(Code that draws figures)
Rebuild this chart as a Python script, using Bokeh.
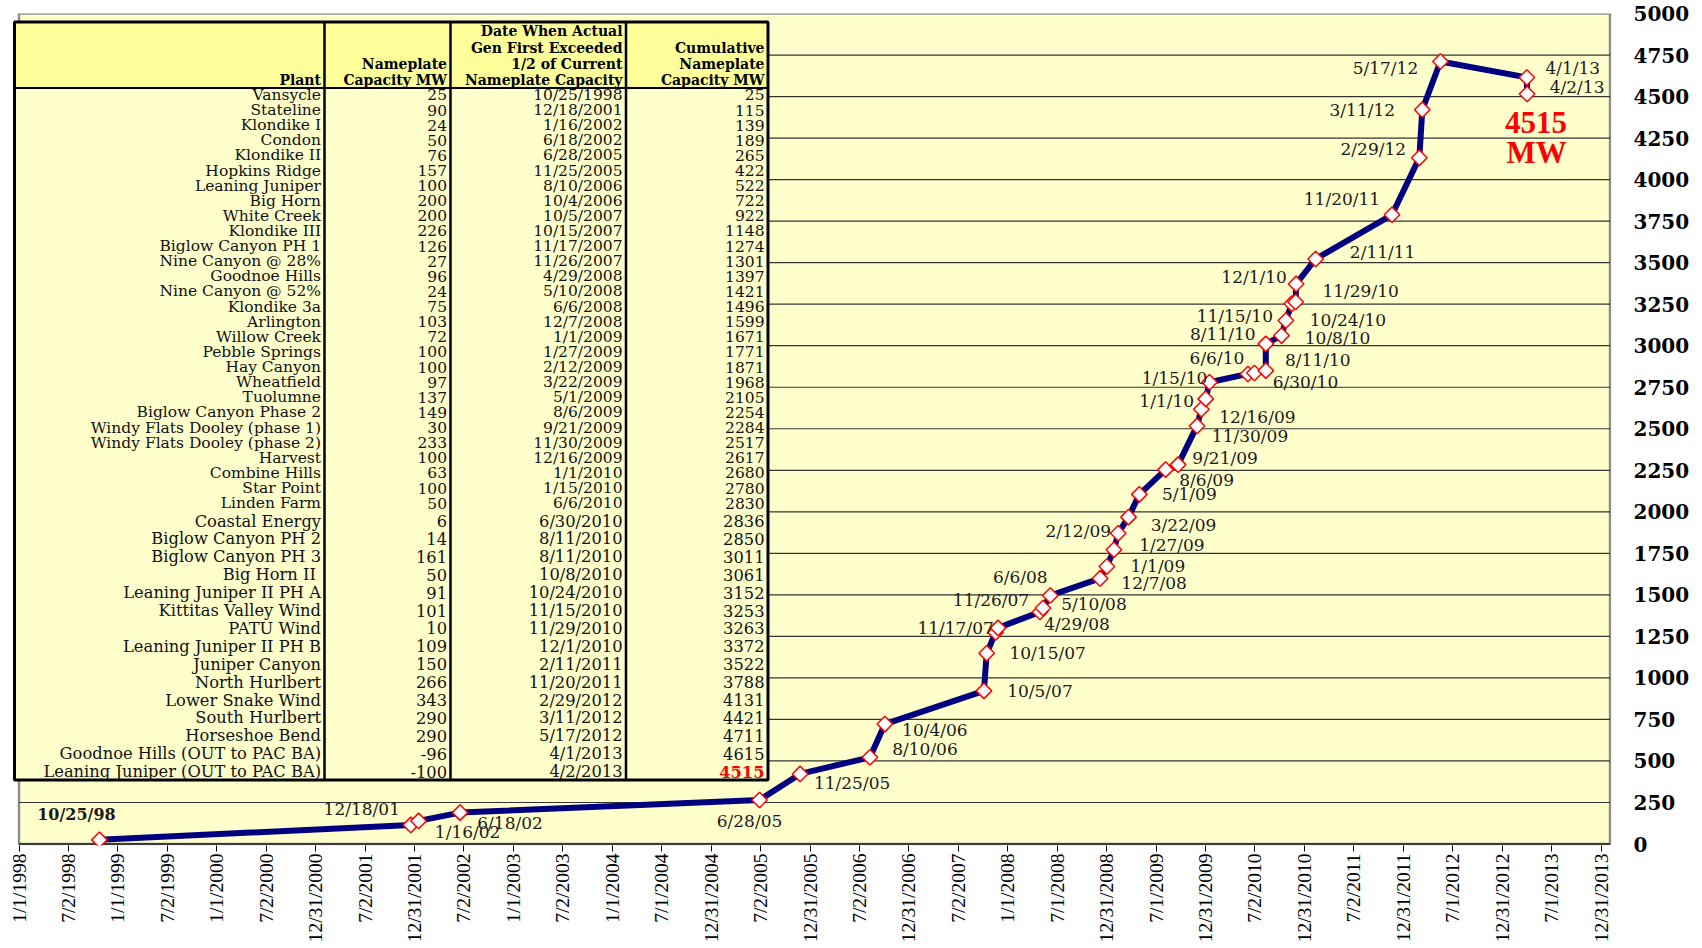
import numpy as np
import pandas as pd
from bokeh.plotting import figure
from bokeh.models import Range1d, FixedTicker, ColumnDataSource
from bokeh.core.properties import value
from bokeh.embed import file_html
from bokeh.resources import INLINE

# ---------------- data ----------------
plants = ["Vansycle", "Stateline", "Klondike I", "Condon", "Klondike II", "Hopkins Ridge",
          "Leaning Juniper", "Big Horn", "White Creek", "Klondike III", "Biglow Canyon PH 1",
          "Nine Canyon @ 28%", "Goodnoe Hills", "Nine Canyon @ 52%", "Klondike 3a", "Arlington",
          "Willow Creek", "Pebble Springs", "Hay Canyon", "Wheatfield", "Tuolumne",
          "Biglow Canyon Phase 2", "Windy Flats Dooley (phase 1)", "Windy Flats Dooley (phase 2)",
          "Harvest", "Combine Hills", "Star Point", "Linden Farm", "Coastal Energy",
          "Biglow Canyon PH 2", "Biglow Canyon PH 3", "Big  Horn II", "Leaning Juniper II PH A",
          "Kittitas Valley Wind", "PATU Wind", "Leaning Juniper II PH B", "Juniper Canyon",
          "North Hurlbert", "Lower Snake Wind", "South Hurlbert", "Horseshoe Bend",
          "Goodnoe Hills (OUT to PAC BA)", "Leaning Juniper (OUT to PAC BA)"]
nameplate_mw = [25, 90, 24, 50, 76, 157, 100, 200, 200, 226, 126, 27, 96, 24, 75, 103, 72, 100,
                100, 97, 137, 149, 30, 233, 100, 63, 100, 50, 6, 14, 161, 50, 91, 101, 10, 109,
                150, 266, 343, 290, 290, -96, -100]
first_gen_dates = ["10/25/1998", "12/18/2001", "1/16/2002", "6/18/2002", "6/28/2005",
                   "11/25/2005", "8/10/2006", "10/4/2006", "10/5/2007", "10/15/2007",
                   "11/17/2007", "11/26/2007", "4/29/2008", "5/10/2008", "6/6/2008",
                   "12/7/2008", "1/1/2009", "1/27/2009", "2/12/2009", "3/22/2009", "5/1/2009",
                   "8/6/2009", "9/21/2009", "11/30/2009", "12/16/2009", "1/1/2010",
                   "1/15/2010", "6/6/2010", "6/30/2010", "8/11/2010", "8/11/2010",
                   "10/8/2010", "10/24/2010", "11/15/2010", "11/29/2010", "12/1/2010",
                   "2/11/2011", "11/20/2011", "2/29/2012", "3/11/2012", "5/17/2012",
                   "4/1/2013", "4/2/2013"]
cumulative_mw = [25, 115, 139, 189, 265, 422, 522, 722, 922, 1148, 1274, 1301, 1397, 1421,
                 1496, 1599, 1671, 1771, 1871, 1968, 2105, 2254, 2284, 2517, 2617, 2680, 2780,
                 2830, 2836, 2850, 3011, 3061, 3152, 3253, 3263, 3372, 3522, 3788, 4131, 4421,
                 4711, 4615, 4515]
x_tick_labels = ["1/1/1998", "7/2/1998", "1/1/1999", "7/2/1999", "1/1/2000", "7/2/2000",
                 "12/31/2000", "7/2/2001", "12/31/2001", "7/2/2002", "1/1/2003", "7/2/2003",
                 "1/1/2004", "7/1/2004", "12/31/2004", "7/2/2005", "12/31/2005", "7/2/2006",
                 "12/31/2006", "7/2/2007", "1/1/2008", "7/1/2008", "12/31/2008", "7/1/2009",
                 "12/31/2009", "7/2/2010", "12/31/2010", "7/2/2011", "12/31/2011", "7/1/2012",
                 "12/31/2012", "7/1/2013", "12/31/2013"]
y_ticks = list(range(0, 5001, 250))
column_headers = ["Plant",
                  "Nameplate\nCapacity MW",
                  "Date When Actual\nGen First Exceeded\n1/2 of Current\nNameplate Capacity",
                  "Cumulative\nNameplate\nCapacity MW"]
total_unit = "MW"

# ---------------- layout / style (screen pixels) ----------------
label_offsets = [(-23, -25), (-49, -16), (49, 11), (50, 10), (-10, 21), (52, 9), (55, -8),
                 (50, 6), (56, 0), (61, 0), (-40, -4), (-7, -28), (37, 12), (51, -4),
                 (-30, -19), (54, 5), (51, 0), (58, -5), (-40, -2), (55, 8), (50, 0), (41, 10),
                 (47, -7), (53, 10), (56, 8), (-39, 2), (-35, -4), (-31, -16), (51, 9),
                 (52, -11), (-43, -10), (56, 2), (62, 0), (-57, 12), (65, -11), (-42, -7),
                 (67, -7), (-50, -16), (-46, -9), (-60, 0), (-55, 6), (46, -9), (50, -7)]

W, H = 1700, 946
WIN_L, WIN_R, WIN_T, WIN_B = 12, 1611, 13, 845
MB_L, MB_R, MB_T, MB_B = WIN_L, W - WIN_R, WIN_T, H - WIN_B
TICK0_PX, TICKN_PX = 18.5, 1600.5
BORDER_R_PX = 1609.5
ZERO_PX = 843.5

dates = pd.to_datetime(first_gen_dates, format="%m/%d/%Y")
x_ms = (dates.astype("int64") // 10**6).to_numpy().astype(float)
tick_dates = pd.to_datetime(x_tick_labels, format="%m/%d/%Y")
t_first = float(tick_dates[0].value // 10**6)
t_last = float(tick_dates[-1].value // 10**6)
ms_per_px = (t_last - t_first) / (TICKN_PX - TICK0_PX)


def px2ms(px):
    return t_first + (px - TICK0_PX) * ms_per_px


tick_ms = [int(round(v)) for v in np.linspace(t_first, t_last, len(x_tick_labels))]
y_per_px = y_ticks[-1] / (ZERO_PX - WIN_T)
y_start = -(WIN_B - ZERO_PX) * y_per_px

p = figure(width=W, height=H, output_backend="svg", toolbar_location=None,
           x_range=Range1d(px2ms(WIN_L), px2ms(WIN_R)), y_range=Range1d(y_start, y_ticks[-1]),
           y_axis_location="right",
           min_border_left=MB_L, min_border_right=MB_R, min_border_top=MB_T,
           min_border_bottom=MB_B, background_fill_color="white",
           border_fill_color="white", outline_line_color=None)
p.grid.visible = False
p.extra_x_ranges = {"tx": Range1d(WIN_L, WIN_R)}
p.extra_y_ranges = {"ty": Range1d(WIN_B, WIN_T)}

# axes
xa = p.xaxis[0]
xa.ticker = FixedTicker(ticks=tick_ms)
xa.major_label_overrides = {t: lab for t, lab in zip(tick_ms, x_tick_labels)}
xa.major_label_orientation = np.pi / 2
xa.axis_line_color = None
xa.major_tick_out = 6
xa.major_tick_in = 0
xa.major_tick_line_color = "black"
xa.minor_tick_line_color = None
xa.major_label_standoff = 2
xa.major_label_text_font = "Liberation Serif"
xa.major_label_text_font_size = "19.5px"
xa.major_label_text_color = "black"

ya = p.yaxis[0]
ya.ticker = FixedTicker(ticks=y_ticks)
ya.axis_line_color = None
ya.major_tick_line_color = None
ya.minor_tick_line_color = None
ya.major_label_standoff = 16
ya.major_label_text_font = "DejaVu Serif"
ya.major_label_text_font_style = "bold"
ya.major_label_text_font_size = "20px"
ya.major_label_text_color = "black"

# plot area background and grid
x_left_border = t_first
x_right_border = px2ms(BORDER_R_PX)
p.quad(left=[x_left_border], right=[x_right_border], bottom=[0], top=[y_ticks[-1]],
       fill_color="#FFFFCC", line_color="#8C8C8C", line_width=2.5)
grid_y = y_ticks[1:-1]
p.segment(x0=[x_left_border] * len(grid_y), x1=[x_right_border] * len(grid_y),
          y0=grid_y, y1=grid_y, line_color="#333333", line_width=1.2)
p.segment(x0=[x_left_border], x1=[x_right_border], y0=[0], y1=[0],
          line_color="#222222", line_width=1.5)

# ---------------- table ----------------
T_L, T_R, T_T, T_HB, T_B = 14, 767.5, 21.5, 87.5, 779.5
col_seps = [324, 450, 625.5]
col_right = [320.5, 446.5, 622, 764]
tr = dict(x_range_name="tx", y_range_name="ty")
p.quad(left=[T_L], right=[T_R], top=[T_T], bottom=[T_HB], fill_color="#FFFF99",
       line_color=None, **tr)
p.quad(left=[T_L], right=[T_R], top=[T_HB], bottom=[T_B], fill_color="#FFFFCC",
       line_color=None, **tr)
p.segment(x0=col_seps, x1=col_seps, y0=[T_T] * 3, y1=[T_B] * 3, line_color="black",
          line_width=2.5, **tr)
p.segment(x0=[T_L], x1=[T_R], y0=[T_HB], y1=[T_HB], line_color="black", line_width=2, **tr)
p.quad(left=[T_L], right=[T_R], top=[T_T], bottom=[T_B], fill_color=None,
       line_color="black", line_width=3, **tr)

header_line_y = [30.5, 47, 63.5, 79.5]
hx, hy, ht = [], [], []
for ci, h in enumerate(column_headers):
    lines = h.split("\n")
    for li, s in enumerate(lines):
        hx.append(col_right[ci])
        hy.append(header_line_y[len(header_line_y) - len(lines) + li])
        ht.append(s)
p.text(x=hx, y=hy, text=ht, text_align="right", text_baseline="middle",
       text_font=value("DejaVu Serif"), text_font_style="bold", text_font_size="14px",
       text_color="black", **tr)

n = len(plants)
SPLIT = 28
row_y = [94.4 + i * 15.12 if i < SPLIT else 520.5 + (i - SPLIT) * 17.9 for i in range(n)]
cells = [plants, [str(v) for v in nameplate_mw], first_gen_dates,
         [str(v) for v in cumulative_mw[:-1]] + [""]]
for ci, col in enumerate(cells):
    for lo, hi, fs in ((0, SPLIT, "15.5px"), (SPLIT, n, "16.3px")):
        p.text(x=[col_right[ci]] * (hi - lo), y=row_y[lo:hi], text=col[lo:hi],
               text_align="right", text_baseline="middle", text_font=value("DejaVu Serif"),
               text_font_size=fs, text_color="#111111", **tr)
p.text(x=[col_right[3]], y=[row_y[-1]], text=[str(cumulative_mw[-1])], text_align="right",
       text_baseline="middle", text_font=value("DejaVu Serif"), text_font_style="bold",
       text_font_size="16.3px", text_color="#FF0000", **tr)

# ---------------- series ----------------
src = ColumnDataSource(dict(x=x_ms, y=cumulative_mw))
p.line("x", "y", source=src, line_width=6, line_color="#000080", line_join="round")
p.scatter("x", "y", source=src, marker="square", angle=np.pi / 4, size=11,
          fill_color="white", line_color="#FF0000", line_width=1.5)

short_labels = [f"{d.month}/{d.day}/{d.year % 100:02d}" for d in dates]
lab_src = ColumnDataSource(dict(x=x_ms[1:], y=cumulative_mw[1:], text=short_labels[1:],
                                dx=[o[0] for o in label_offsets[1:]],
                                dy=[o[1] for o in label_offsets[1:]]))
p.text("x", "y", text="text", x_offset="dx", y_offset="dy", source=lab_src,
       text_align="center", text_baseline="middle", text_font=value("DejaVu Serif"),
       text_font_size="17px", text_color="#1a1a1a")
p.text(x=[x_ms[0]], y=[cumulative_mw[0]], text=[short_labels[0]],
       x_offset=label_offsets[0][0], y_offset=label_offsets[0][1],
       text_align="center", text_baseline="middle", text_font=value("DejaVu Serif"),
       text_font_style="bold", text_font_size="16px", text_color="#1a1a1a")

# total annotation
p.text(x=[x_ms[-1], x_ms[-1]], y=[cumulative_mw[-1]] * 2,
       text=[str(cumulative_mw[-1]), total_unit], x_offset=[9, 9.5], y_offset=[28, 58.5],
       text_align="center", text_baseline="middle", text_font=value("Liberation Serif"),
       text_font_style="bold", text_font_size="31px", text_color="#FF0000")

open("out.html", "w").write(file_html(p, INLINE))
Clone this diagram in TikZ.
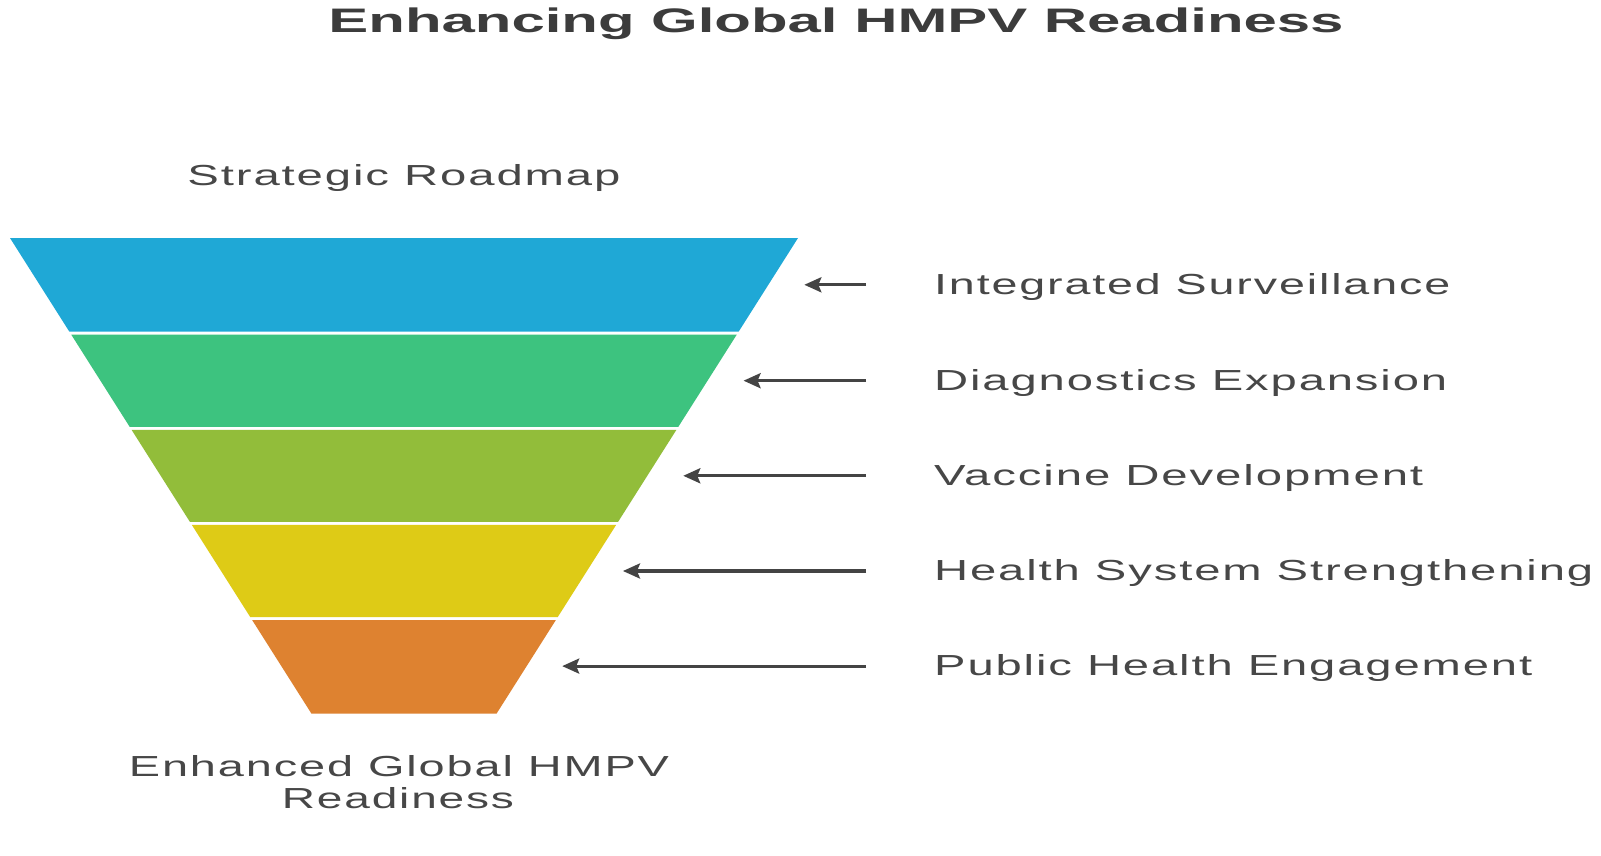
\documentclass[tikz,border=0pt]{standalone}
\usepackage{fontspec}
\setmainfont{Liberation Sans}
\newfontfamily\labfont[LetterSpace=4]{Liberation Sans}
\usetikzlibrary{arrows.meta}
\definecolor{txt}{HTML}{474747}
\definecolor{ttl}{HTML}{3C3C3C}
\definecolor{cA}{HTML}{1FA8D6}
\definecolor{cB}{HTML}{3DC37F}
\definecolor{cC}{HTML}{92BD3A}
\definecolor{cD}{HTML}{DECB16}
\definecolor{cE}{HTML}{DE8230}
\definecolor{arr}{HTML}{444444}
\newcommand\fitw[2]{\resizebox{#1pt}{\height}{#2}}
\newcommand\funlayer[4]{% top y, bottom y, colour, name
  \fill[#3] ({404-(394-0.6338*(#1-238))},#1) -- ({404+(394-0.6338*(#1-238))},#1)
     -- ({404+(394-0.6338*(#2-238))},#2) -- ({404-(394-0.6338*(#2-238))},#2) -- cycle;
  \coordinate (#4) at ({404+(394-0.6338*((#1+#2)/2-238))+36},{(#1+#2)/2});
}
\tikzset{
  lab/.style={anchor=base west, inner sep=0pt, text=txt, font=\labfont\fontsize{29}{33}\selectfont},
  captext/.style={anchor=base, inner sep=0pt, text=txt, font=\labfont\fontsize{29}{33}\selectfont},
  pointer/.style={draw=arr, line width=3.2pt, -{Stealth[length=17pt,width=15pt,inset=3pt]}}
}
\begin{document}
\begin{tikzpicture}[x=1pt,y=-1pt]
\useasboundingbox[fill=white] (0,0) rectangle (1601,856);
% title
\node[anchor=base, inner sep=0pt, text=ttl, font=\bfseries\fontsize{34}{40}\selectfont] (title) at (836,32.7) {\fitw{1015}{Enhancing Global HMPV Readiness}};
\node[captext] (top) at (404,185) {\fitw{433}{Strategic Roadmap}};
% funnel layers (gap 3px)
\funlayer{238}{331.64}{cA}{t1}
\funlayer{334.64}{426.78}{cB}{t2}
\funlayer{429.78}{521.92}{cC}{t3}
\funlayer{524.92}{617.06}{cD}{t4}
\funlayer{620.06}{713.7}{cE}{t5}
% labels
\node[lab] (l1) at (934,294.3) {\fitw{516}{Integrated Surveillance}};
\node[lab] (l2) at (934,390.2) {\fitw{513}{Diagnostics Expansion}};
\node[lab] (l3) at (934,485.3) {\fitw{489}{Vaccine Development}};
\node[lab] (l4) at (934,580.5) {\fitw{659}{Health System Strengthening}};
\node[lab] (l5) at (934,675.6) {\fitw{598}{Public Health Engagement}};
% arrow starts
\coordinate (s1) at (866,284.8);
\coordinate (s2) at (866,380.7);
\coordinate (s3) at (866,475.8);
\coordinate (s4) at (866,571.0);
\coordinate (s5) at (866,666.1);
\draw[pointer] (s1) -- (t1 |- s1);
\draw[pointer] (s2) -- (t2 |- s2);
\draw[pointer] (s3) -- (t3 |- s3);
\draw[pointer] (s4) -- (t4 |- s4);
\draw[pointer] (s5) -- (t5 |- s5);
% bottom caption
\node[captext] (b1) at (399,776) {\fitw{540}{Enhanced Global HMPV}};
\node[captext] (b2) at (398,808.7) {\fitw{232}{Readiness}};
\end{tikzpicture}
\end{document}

→ EXERCISE BRIEF
Up to and including the line with "from bokeh.resources import INLINE", copy the data above from its first line. Skip pictures.

→ FULL RESPONSE
Rebuild this chart as a Python script, using Bokeh.
import numpy as np
import pandas as pd
from bokeh.plotting import figure
from bokeh.models import Range1d, FixedTicker, ColumnDataSource
from bokeh.core.properties import value
from bokeh.embed import file_html
from bokeh.resources import INLINE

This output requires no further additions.